How a fast statement causes a long outage
My ALTER TABLE needed a strong lock (ACCESS EXCLUSIVE). To get it, it had to wait for a long-running read that already held a weaker lock on the table. Fine — except once my statement was waiting for that lock, every new query that wanted even a read lock lined up behind it.
So the chain was: one slow query held the table, my DDL waited for it, and the entire application waited for my DDL. The migration itself was instant. The queue it created was the outage.
-- See the queue forming: who blocks whom
SELECT blocked.pid AS blocked_pid,
blocking.pid AS blocking_pid,
left(blocked_q.query, 60) AS blocked_query,
left(blocking_q.query, 60) AS blocking_query
FROM pg_locks blocked
JOIN pg_locks blocking
ON blocking.locktype = blocked.locktype
AND blocking.relation = blocked.relation
AND blocking.granted AND NOT blocked.granted
JOIN pg_stat_activity blocked_q ON blocked_q.pid = blocked.pid
JOIN pg_stat_activity blocking_q ON blocking_q.pid = blocking.pid;
Always set a lock timeout for DDL
The single habit that would have saved me: set a short lock_timeout before any migration. If the strong lock can't be acquired quickly, the statement fails fast instead of parking at the head of the queue and freezing everything behind it.

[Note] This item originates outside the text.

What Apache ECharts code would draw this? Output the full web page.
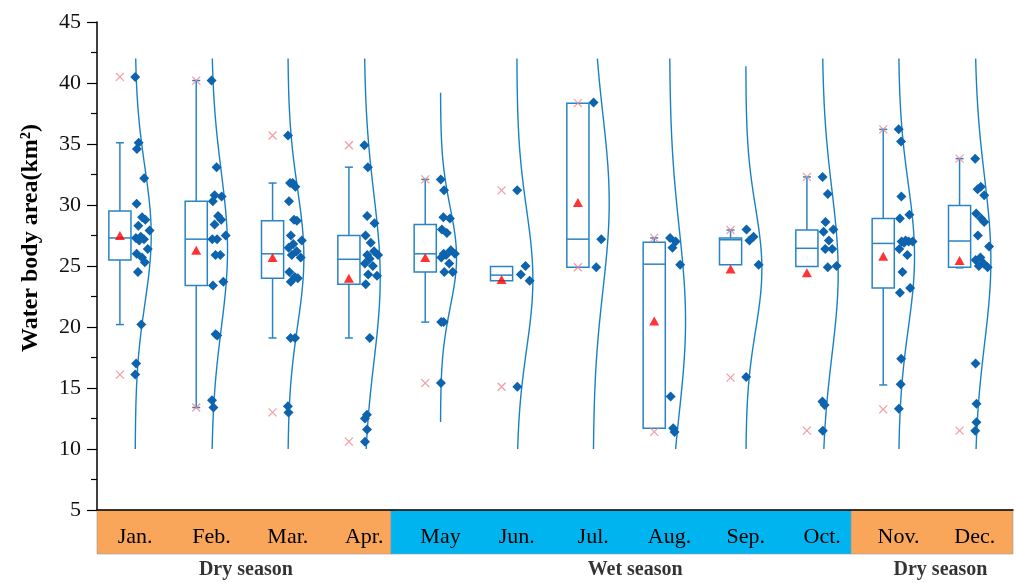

Failing the migration is annoying. Freezing production is a postmortem. I'll take the annoying one.
SET lock_timeout = '2s';
ALTER TABLE orders ADD COLUMN notes text;
-- If it can't grab the lock in 2s, it errors out instead of queueing the app
Make the lock window tiny
Modern PostgreSQL makes most migrations cheap if you let it. Adding a nullable column is instant. Adding NOT NULL or a default used to rewrite the table; now you add the column, backfill in batches, and add the constraint as NOT VALID, then VALIDATE separately so the heavy check doesn't hold the strong lock.
The pattern is always the same: hold the exclusive lock for as little as possible, and never while doing real work.

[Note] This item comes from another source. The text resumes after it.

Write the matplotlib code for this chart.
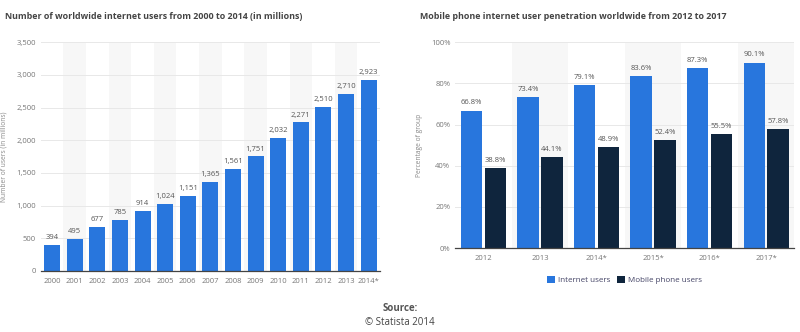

- Set lock_timeout (and a modest statement_timeout) before DDL.
- Split rewrites: add column, backfill in batches, validate constraints separately.

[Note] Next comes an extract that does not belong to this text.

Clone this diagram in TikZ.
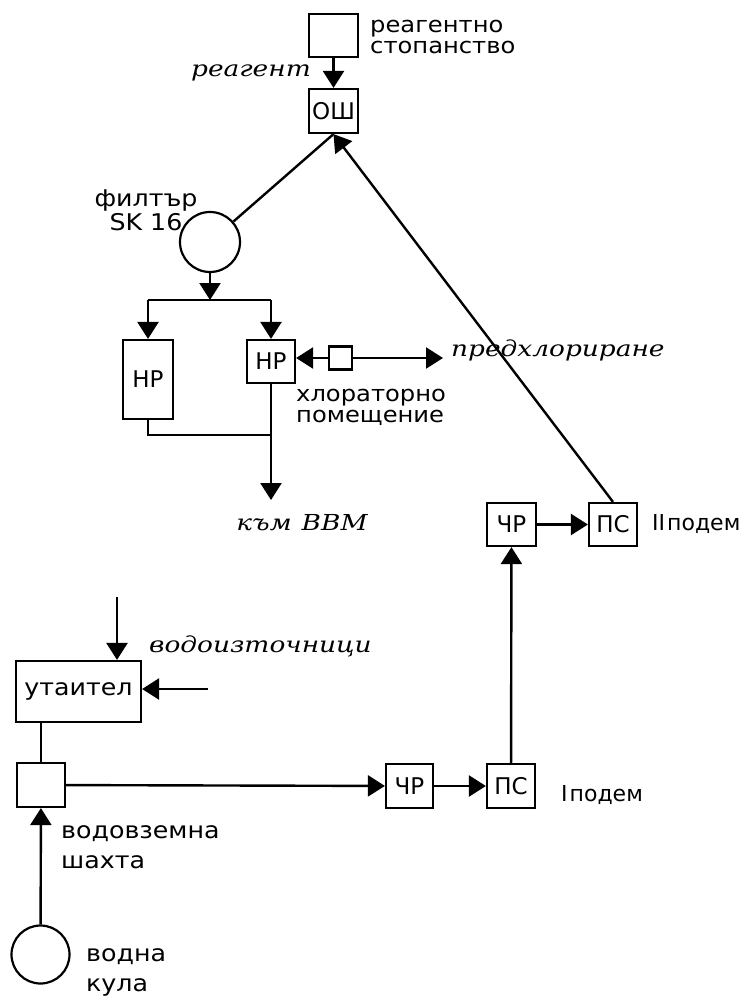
\documentclass[tikz,border=0pt]{standalone}
\usepackage{fontspec}
\usetikzlibrary{arrows.meta}
\newfontfamily\labfont[FakeStretch=1.1]{DejaVu Sans}
\newfontfamily\boxfont{DejaVu Sans}
\newfontfamily\itfont[FakeStretch=1.2]{DejaVu Serif}
\begin{document}
\begin{tikzpicture}[x=1pt,y=-1pt,
  line width=2.4pt,
  >={Triangle[length=17pt,width=21pt]},
  unit/.style={draw, rectangle, line width=2.2pt, inner sep=0pt,
    font=\boxfont\fontsize{23}{23}\selectfont},
  tank/.style={draw, circle, line width=2.2pt, inner sep=0pt},
  lab/.style={inner sep=0pt, align=left, font=\labfont\fontsize{23}{#1}\selectfont},
  lab/.default=19,
  tightlab/.style={inner sep=0pt, align=left, font=\labfont\fontsize{22}{21}\selectfont},
  flow/.style={inner sep=0pt, font=\itfont\itshape\fontsize{22}{22}\selectfont}]
\useasboundingbox (0,0) rectangle (741,999);

% treatment units
\node[unit, minimum width=49pt, minimum height=43pt] (reag) at (333.5,35.5) {};
\node[unit, minimum width=49pt, minimum height=44pt] (osh) at (333.5,111) {ОШ};
\node[tank, minimum size=60pt] (filter) at (210,242) {};
\node[unit, minimum width=50pt, minimum height=79pt] (nr1) at (148,379.5) {НР};
\node[unit, minimum width=48pt, minimum height=43pt] (nr2) at (271,361.5) {НР};
\node[unit, minimum width=23pt, minimum height=23pt] (cl) at (340.5,358) {};
\node[unit, minimum width=49pt, minimum height=43pt] (chr2) at (511.5,524.5) {ЧР};
\node[unit, minimum width=48pt, minimum height=43pt] (ps2) at (613,524.5) {ПС};
\node[unit, minimum width=47pt, minimum height=44pt] (chr1) at (409.5,786) {ЧР};
\node[unit, minimum width=48pt, minimum height=44pt] (ps1) at (511,786) {ПС};
\node[unit, minimum width=125pt, minimum height=61pt, font=\labfont\fontsize{23}{23}\selectfont] (ut) at (78.5,691.5) {утаител};
\node[unit, minimum width=48pt, minimum height=44pt] (sh) at (41,785) {};
\node[tank, minimum size=58pt] (kula) at (40.5,954.5) {};

% labels
\node[tightlab, anchor=west] (reaglab) at (369,37) {реагентно\\стопанство};
\node[flow, anchor=east] (reagflow) at (312,73) {реагент};
\node[lab=24, align=center] (filterlab) at (146,210) {филтър\\SK\hspace{8pt}16};
\node[tightlab, anchor=west] (cllab) at (295,407) {хлораторно\\помещение};
\node[flow, anchor=west] (prelab) at (450,350) {предхлориране};
\node[flow] (vvmlab) at (302,523) {към\hspace{10pt}ВВМ};
\node[lab, anchor=west, font=\boxfont\fontsize{22}{22}\selectfont] (p2lab) at (651,524) {II\hspace{2pt}подем};
\node[lab, anchor=west, font=\boxfont\fontsize{22}{22}\selectfont] (p1lab) at (560,795) {I\hspace{2pt}подем};
\node[flow, anchor=west] (srclab) at (148,646) {водоизточници};
\node[lab=30, anchor=west] (shlab) at (60,847) {водовземна\\шахта};
\node[lab=30, anchor=west] (kulalab) at (85,972) {водна\\кула};

% junction points
\coordinate (fsplit) at (210,300);
\coordinate (jl) at (148,300);
\coordinate (jr) at (271,300);
\coordinate (jm) at (148,435);
\coordinate (jn) at (271,435);
\coordinate (vvm) at (271,500);
\coordinate (pre) at (443,358);
\coordinate (src1) at (117,597);
\coordinate (src2) at (208,689);

% reagent dosing
\draw[->] (reag) -- (osh);
\draw (osh.south) -- (filter);
\draw[->] (ps2.north) -- (osh.south);

% filter to reservoirs
\draw[->] (filter) -- (fsplit);
\draw (jl) -- (jr);
\draw[->] (jl) -- (nr1);
\draw[->] (jr) -- (nr2);

% chlorination
\draw[->] (cl) -- (nr2.east |- cl);
\draw[->] (cl) -- (pre);

% outflow
\draw (nr1) -- (jm) -- (jn);
\draw[->] (nr2) -- (vvm);

% raw water line
\draw[->] (src1) -- (src1 |- ut.north);
\draw[->] (src2) -- (src2 -| ut.east);
\draw (sh) -- (sh.north |- ut.south);
\draw[->] (kula) -- (sh);
\draw[->] (sh) -- (chr1);
\draw[->] (chr1) -- (ps1);
\draw[->] (ps1) -- (chr2);
\draw[->] (chr2) -- (ps2);
\end{tikzpicture}
\end{document}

- Run migrations when the long-query traffic is quietest.
- Watch the blocking query — kill the holder before it kills you.
What I keep coming back to
None of this is clever. Name the failure mode, capture the before number, change one thing, and compare the same signal afterward. The boring version of database work is the version that actually holds up at 2 AM.